In 2013, Singer expressed concerns about Israel's plan to release 100 Palestinian prisoners convicted of terrorism.

In 2016, Singer testified before the national security subcommittee of the U.S. House Committee on Oversight and Government Reform, advocating for prosecution of perpetrators of terrorist attacks against Americans abroad.

Singer was named a special adviser to the UK National Emergencies Trust, a charity founded to respond to UK disasters after the Manchester Arena bombing, and the Westminster Bridge and London Bridge attacks.
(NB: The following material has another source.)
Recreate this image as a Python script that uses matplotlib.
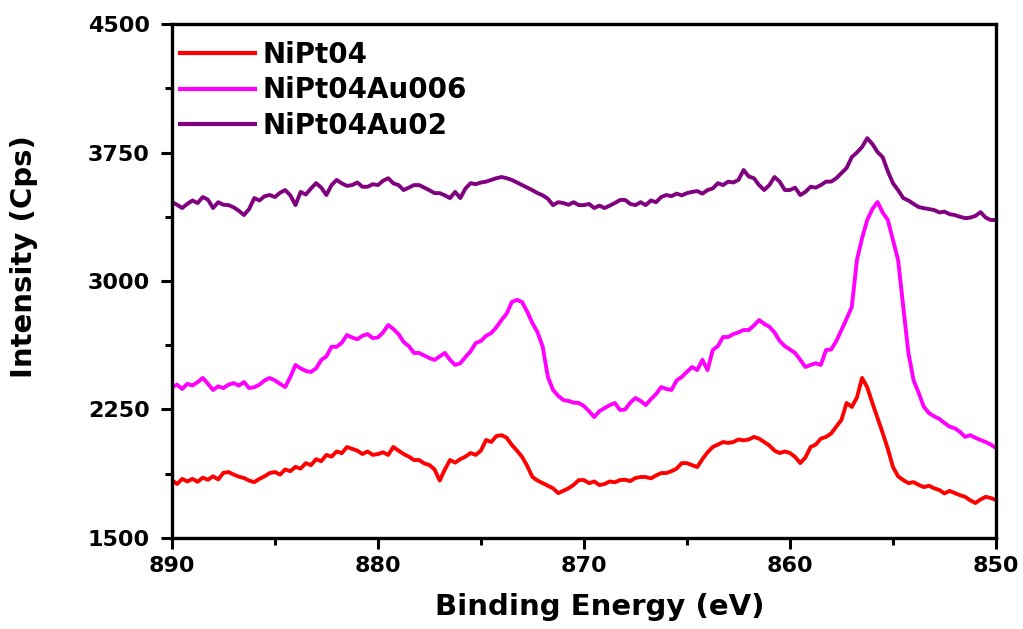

She has participated in international commemorations and survivor gatherings, including events marking anniversaries of terrorist attacks such as the July 7, 2005 London bombings, March 11, 2004 Madrid bombings, and the 20th anniversary commemoration for the Omagh Bombing in Northern Ireland August 1998

===Strength to Strength===
In 2012, Singer founded Strength to Strength. The organization has supported victims of terrorist attacks in Oklahoma City, Boston, Northern Ireland, France, Israel, Algeria, Iraq, Spain, Uganda, Kenya, Liberia, and Argentina. The nonprofit provides free services to survivors, their families, and victims' relatives, focusing on peer-to-peer support through retreats, social gatherings, educational workshops, advocacy initiatives, speakers, and self-defense classes.

==Board Member==
Singer sits on the boards of Resilience in Unity Project, World Confederation of United Zionists, Circle of Heroes, and the Neshama Project.